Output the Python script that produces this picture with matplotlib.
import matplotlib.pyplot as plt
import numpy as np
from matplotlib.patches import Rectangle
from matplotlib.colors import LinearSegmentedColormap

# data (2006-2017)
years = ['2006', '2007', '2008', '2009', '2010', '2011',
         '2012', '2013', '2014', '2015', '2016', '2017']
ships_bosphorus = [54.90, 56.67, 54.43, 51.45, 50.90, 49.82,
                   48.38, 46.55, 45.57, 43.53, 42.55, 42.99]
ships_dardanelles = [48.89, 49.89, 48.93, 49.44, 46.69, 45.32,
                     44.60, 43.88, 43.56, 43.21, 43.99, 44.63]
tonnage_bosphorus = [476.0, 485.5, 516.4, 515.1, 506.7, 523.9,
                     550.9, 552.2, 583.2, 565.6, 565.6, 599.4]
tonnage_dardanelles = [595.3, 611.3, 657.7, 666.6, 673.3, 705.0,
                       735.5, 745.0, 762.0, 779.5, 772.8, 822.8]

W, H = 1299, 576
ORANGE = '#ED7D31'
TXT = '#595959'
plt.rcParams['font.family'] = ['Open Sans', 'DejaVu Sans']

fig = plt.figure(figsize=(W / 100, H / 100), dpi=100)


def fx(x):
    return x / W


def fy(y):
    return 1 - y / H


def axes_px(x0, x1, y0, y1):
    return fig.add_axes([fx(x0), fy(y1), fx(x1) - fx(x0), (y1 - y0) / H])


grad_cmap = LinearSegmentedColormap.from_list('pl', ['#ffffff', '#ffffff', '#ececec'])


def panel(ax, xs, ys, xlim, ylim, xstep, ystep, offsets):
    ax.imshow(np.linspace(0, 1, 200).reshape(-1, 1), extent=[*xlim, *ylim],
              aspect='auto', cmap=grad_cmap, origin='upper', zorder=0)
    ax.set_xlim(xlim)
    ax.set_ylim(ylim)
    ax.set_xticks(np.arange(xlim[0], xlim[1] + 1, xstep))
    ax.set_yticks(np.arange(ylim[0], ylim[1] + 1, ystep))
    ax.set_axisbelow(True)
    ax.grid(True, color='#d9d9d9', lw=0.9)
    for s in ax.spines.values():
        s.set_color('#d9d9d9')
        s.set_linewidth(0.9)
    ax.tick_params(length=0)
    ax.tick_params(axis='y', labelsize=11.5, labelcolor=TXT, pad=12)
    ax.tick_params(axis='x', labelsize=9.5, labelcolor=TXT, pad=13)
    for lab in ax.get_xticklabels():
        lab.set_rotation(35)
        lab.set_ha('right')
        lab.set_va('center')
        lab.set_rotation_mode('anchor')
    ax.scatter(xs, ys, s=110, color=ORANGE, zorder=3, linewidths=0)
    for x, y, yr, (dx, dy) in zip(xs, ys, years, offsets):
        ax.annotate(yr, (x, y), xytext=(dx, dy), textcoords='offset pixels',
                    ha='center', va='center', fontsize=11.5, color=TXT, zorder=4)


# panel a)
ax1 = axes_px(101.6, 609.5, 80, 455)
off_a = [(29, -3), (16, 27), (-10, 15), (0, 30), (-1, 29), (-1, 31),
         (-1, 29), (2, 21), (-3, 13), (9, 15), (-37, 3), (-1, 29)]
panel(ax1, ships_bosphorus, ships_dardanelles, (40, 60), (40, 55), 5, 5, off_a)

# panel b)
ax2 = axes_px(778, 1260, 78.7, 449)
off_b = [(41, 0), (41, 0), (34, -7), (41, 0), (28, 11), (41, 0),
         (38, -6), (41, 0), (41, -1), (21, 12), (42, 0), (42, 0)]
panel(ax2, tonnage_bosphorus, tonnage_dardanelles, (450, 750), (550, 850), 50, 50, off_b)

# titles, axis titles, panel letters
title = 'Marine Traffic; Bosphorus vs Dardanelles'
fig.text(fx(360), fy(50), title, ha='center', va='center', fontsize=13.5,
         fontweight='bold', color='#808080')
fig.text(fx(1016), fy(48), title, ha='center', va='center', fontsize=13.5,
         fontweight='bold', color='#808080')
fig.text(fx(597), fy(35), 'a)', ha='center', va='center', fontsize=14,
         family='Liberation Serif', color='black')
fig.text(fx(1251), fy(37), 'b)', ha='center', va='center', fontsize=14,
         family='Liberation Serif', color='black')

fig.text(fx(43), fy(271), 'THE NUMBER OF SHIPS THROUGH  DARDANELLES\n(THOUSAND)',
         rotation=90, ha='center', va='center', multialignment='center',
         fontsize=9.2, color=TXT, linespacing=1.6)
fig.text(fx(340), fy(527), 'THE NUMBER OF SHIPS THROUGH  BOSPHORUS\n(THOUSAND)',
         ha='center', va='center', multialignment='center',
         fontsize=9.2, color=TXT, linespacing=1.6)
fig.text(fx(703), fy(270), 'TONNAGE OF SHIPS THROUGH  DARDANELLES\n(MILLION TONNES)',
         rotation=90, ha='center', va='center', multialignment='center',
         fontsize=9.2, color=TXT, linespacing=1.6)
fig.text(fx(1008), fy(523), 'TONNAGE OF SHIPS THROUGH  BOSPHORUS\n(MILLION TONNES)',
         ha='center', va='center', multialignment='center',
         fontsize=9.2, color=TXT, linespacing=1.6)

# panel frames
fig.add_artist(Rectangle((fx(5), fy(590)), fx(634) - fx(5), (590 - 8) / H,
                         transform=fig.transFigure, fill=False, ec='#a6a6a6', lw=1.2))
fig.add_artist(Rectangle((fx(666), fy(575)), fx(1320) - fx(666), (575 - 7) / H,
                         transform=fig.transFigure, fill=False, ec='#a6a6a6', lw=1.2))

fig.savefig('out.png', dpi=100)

Written request -> Return every line exactly.

Worked solution ->
Output the Python script that produces this picture with matplotlib.
import matplotlib.pyplot as plt
import numpy as np
from matplotlib.patches import Rectangle
from matplotlib.colors import LinearSegmentedColormap

# data (2006-2017)
years = ['2006', '2007', '2008', '2009', '2010', '2011',
         '2012', '2013', '2014', '2015', '2016', '2017']
ships_bosphorus = [54.90, 56.67, 54.43, 51.45, 50.90, 49.82,
                   48.38, 46.55, 45.57, 43.53, 42.55, 42.99]
ships_dardanelles = [48.89, 49.89, 48.93, 49.44, 46.69, 45.32,
                     44.60, 43.88, 43.56, 43.21, 43.99, 44.63]
tonnage_bosphorus = [476.0, 485.5, 516.4, 515.1, 506.7, 523.9,
                     550.9, 552.2, 583.2, 565.6, 565.6, 599.4]
tonnage_dardanelles = [595.3, 611.3, 657.7, 666.6, 673.3, 705.0,
                       735.5, 745.0, 762.0, 779.5, 772.8, 822.8]

W, H = 1299, 576
ORANGE = '#ED7D31'
TXT = '#595959'
plt.rcParams['font.family'] = ['Open Sans', 'DejaVu Sans']

fig = plt.figure(figsize=(W / 100, H / 100), dpi=100)


def fx(x):
    return x / W


def fy(y):
    return 1 - y / H


def axes_px(x0, x1, y0, y1):
    return fig.add_axes([fx(x0), fy(y1), fx(x1) - fx(x0), (y1 - y0) / H])


grad_cmap = LinearSegmentedColormap.from_list('pl', ['#ffffff', '#ffffff', '#ececec'])


def panel(ax, xs, ys, xlim, ylim, xstep, ystep, offsets):
    ax.imshow(np.linspace(0, 1, 200).reshape(-1, 1), extent=[*xlim, *ylim],
              aspect='auto', cmap=grad_cmap, origin='upper', zorder=0)
    ax.set_xlim(xlim)
    ax.set_ylim(ylim)
    ax.set_xticks(np.arange(xlim[0], xlim[1] + 1, xstep))
    ax.set_yticks(np.arange(ylim[0], ylim[1] + 1, ystep))
    ax.set_axisbelow(True)
    ax.grid(True, color='#d9d9d9', lw=0.9)
    for s in ax.spines.values():
        s.set_color('#d9d9d9')
        s.set_linewidth(0.9)
    ax.tick_params(length=0)
    ax.tick_params(axis='y', labelsize=11.5, labelcolor=TXT, pad=12)
    ax.tick_params(axis='x', labelsize=9.5, labelcolor=TXT, pad=13)
    for lab in ax.get_xticklabels():
        lab.set_rotation(35)
        lab.set_ha('right')
        lab.set_va('center')
        lab.set_rotation_mode('anchor')
    ax.scatter(xs, ys, s=110, color=ORANGE, zorder=3, linewidths=0)
    for x, y, yr, (dx, dy) in zip(xs, ys, years, offsets):
        ax.annotate(yr, (x, y), xytext=(dx, dy), textcoords='offset pixels',
                    ha='center', va='center', fontsize=11.5, color=TXT, zorder=4)


# panel a)
ax1 = axes_px(101.6, 609.5, 80, 455)
off_a = [(29, -3), (16, 27), (-10, 15), (0, 30), (-1, 29), (-1, 31),
         (-1, 29), (2, 21), (-3, 13), (9, 15), (-37, 3), (-1, 29)]
panel(ax1, ships_bosphorus, ships_dardanelles, (40, 60), (40, 55), 5, 5, off_a)

# panel b)
ax2 = axes_px(778, 1260, 78.7, 449)
off_b = [(41, 0), (41, 0), (34, -7), (41, 0), (28, 11), (41, 0),
         (38, -6), (41, 0), (41, -1), (21, 12), (42, 0), (42, 0)]
panel(ax2, tonnage_bosphorus, tonnage_dardanelles, (450, 750), (550, 850), 50, 50, off_b)

# titles, axis titles, panel letters
title = 'Marine Traffic; Bosphorus vs Dardanelles'
fig.text(fx(360), fy(50), title, ha='center', va='center', fontsize=13.5,
         fontweight='bold', color='#808080')
fig.text(fx(1016), fy(48), title, ha='center', va='center', fontsize=13.5,
         fontweight='bold', color='#808080')
fig.text(fx(597), fy(35), 'a)', ha='center', va='center', fontsize=14,
         family='Liberation Serif', color='black')
fig.text(fx(1251), fy(37), 'b)', ha='center', va='center', fontsize=14,
         family='Liberation Serif', color='black')

fig.text(fx(43), fy(271), 'THE NUMBER OF SHIPS THROUGH  DARDANELLES\n(THOUSAND)',
         rotation=90, ha='center', va='center', multialignment='center',
         fontsize=9.2, color=TXT, linespacing=1.6)
fig.text(fx(340), fy(527), 'THE NUMBER OF SHIPS THROUGH  BOSPHORUS\n(THOUSAND)',
         ha='center', va='center', multialignment='center',
         fontsize=9.2, color=TXT, linespacing=1.6)
fig.text(fx(703), fy(270), 'TONNAGE OF SHIPS THROUGH  DARDANELLES\n(MILLION TONNES)',
         rotation=90, ha='center', va='center', multialignment='center',
         fontsize=9.2, color=TXT, linespacing=1.6)
fig.text(fx(1008), fy(523), 'TONNAGE OF SHIPS THROUGH  BOSPHORUS\n(MILLION TONNES)',
         ha='center', va='center', multialignment='center',
         fontsize=9.2, color=TXT, linespacing=1.6)

# panel frames
fig.add_artist(Rectangle((fx(5), fy(590)), fx(634) - fx(5), (590 - 8) / H,
                         transform=fig.transFigure, fill=False, ec='#a6a6a6', lw=1.2))
fig.add_artist(Rectangle((fx(666), fy(575)), fx(1320) - fx(666), (575 - 7) / H,
                         transform=fig.transFigure, fill=False, ec='#a6a6a6', lw=1.2))

fig.savefig('out.png', dpi=100)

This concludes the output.